The tight configuration rewards horses that travel smoothly through their races and jump fluently on the move. A horse that needs time to organise itself at each fence — the type that stands off, props and wastes momentum — will lose ground through every obstacle and may never recover it on such a short home straight. Conversely, a slick jumper that meets every fence in stride can build an advantage that proves impossible to claw back.

For trainers, Southwell’s jumps course is not the place to send a novice chaser that is still learning its trade over fences. The portable obstacles demand precision, and the tight turns demand balance. Horses that have shown jumping competence at comparable tight tracks — Plumpton, Fontwell or Fakenham, for example — tend to translate that form to Southwell more reliably than horses whose experience has been limited to galloping courses with more forgiving fences.

Hurdles vs Chases: Different Demands at Southwell

Hurdle races and chase races at Southwell test overlapping but distinct skill sets. Understanding the differences is essential for interpreting results and forming a view on future races.

Hurdle races are run over the smaller obstacles — typically at distances of two miles and two miles four furlongs. The emphasis is on speed and jumping rhythm. Because the hurdles are lower and slightly more forgiving than the chase fences, horses can afford minor errors without losing catastrophic amounts of ground. The two-mile hurdle at Southwell is essentially a speed test: the tight track means there is no room to idle, and the short home straight means that any horse not in a forward position entering the final bend is usually fighting a losing battle. Two-mile-four hurdles add a stamina element, but the speed dynamic still dominates on decent ground.

Chase races are a more physical examination. The fences are bigger, the penalties for jumping errors are greater, and the distances tend to be longer — with two miles, two miles four furlongs and three miles all regular options. At Southwell, the portable chase fences sit in similar positions to the hurdles but demand a higher level of precision. A horse that clips the top of a hurdle may lose half a length; a horse that gets the same fence wrong in a chase may lose three lengths, unseat its rider or fall altogether.

Chase results at Southwell are therefore more volatile than hurdle results. Fewer horses finish, the influence of jumping ability is magnified, and the form can be harder to interpret because a runner that was going well before falling or unseating leaves a gap in the narrative. When assessing chase form at this track, it pays to watch the replay as well as read the result: a horse that fell at the last while disputing the lead has run a very different race from one that was pulled up three fences out.

The National Hunt Flat race — the bumper — appears occasionally on Southwell cards, offering four- to six-year-old horses a chance to gain racecourse experience without jumping. These races are worth monitoring for trainer intent: a bumper runner at Southwell is typically being given a low-key introduction before being aimed at hurdles, and the identity of the yard and jockey can reveal how seriously connections rate the horse’s long-term potential.

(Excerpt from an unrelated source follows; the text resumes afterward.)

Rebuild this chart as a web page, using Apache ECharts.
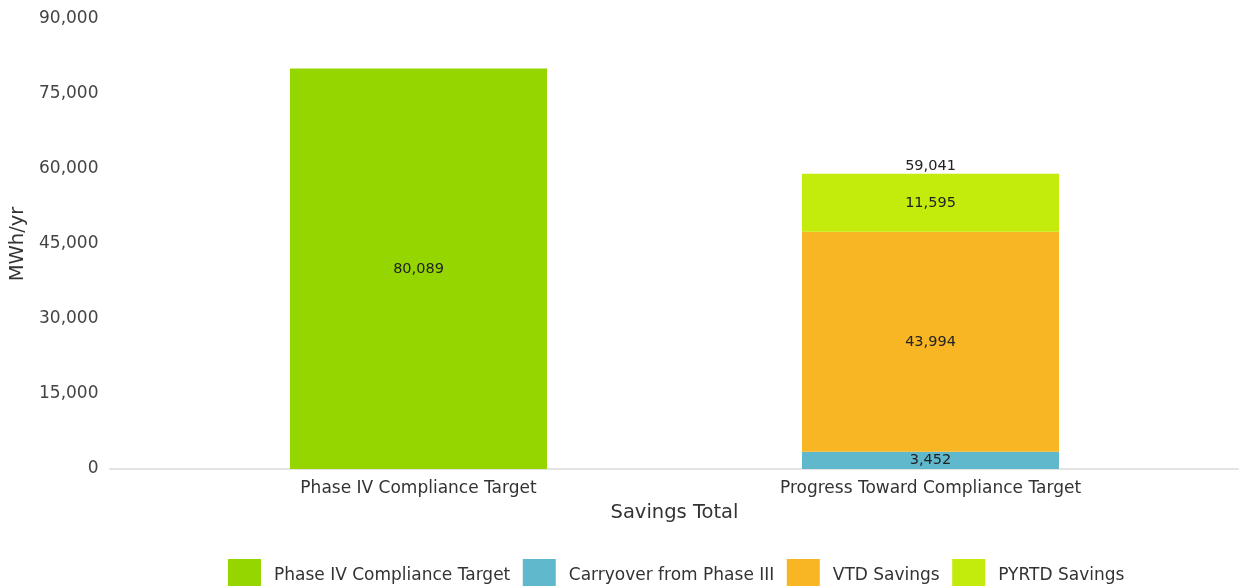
<!DOCTYPE html>
<html>
<head>
<meta charset="utf-8">
<script src="https://cdn.jsdelivr.net/npm/echarts@6/dist/echarts.min.js"></script>
<style>
  html, body { margin: 0; padding: 0; background: #fff; }
  #chart { width: 1239px; height: 586px; }
</style>
</head>
<body>
<div id="chart"></div>
<script>
const categories = ['Phase IV Compliance Target', 'Progress Toward Compliance Target'];
const seriesNames = ['Phase IV Compliance Target', 'Carryover from Phase III', 'VTD Savings', 'PYRTD Savings'];
const targetVals = [80089, null];
const carryoverVals = [null, 3452];
const vtdVals = [null, 43994];
const pyrtdVals = [null, 11595];
const colors = ['#95d600', '#5fb8cc', '#f8b524', '#c3eb0c'];

const fontFam = '"DejaVu Sans", sans-serif';
const fmt = v => v == null ? '' : Number(v).toLocaleString('en-US');

// stack totals for the label above each bar
const totals = categories.map((c, i) => {
  const parts = [carryoverVals[i], vtdVals[i], pyrtdVals[i]];
  if (parts.every(p => p == null)) return null;
  return parts.reduce((s, p) => s + (p || 0), 0);
});

const chart = echarts.init(document.getElementById('chart'), null, { renderer: 'canvas' });

const segLabel = {
  show: true,
  position: 'inside',
  color: '#222',
  fontSize: 14.5,
  fontFamily: fontFam,
  formatter: p => fmt(p.value)
};

function barSeries(name, data, color) {
  return {
    name: name,
    type: 'bar',
    stack: 'total',
    xAxisIndex: 1,
    yAxisIndex: 1,
    barWidth: 257,
    data: data,
    itemStyle: { color: color },
    label: segLabel
  };
}

const option = {
  backgroundColor: '#fff',
  animation: false,
  grid: [
    { left: 110, right: 1, top: 19, bottom: 117 },
    { left: 162.5, right: 52.5, top: 19, bottom: 117 }
  ],
  legend: {
    data: seriesNames,
    left: 223,
    top: 554,
    itemWidth: 33,
    itemHeight: 34,
    itemGap: 12.5,
    icon: 'rect',
    textStyle: { color: '#333', fontSize: 17, fontFamily: fontFam, padding: [0, 0, 0, 8] }
  },
  xAxis: [
    {
      gridIndex: 0,
      type: 'category',
      data: categories,
      axisLine: { show: true, lineStyle: { color: '#e3e3e3', width: 2 } },
      axisTick: { show: false },
      axisLabel: { show: false },
      splitLine: { show: false }
    },
    {
      gridIndex: 1,
      type: 'category',
      data: categories,
      axisLine: { show: false },
      axisTick: { show: false },
      axisLabel: { color: '#333', fontSize: 17, fontFamily: fontFam, margin: 11 },
      name: 'Savings Total',
      nameLocation: 'middle',
      nameGap: 34,
      nameTextStyle: { color: '#333', fontSize: 19.5, fontFamily: fontFam }
    }
  ],
  yAxis: [
    {
      gridIndex: 0,
      type: 'value',
      min: 0, max: 90000, interval: 15000,
      show: false
    },
    {
      gridIndex: 1,
      type: 'value',
      min: 0, max: 90000, interval: 15000,
      axisLine: { show: false },
      axisTick: { show: false },
      splitLine: { show: false },
      axisLabel: { color: '#444', fontSize: 17, fontFamily: fontFam, margin: 64, formatter: v => fmt(v) },
      name: 'MWh/yr',
      nameLocation: 'middle',
      nameGap: 122,
      nameTextStyle: { color: '#333', fontSize: 19.5, fontFamily: fontFam }
    }
  ],
  series: [
    barSeries(seriesNames[0], targetVals, colors[0]),
    barSeries(seriesNames[1], carryoverVals, colors[1]),
    barSeries(seriesNames[2], vtdVals, colors[2]),
    barSeries(seriesNames[3], pyrtdVals, colors[3]),
    {
      name: 'Total',
      type: 'bar',
      stack: 'total',
      xAxisIndex: 1,
      yAxisIndex: 1,
      barWidth: 257,
      data: totals.map(t => t == null ? null : 0),
      itemStyle: { color: 'transparent' },
      label: {
        show: true,
        position: 'top',
        distance: 0,
        color: '#222',
        fontSize: 14.5,
        fontFamily: fontFam,
        formatter: p => fmt(totals[p.dataIndex])
      }
    }
  ]
};

chart.setOption(option);
</script>
</body>
</html>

Going and Ground: When Southwell Gets Heavy

The going on Southwell’s turf course is the single most decisive factor in jump results at this track. On good or good-to-soft ground, the emphasis is on speed and balance. Races tend to be run at a decent clip, fields stay closer together and the form often correlates well with official ratings. On soft or heavy ground, everything changes.

When the rain arrives, Southwell’s tight turf course becomes a survival test. The already-demanding fences become harder to negotiate on slower ground because horses approach them with less momentum and need to generate more jumping effort from each stride. The tight bends, manageable at pace on good ground, become slippery and exhausting when the surface is saturated. Stamina overrides speed as the primary attribute, and long-distance chases in particular can produce attritional finishes with only a handful of runners completing the course.

This ground sensitivity makes the morning going report essential reading for anyone analysing a Southwell jumps card. A shift from good-to-soft to soft can transform the complexion of every race on the programme. Horses that were confident selections on better ground may suddenly become vulnerable, while dour stayers that need testing conditions to show their best come into the equation. The going at Southwell can also change during a meeting if rain falls between races, so keeping an eye on real-time updates is not optional.

One further consideration: because Southwell’s NH calendar is concentrated in the wetter months of the year, the ground is soft or heavy more often than not. The good-ground meetings that do occur — typically in late spring or early autumn — produce markedly faster times and different types of winners. A horse with a solid record at Southwell on heavy ground is not necessarily the same animal on good ground, and treating all Southwell NH form as interchangeable regardless of the going is a reliable way to get the analysis wrong.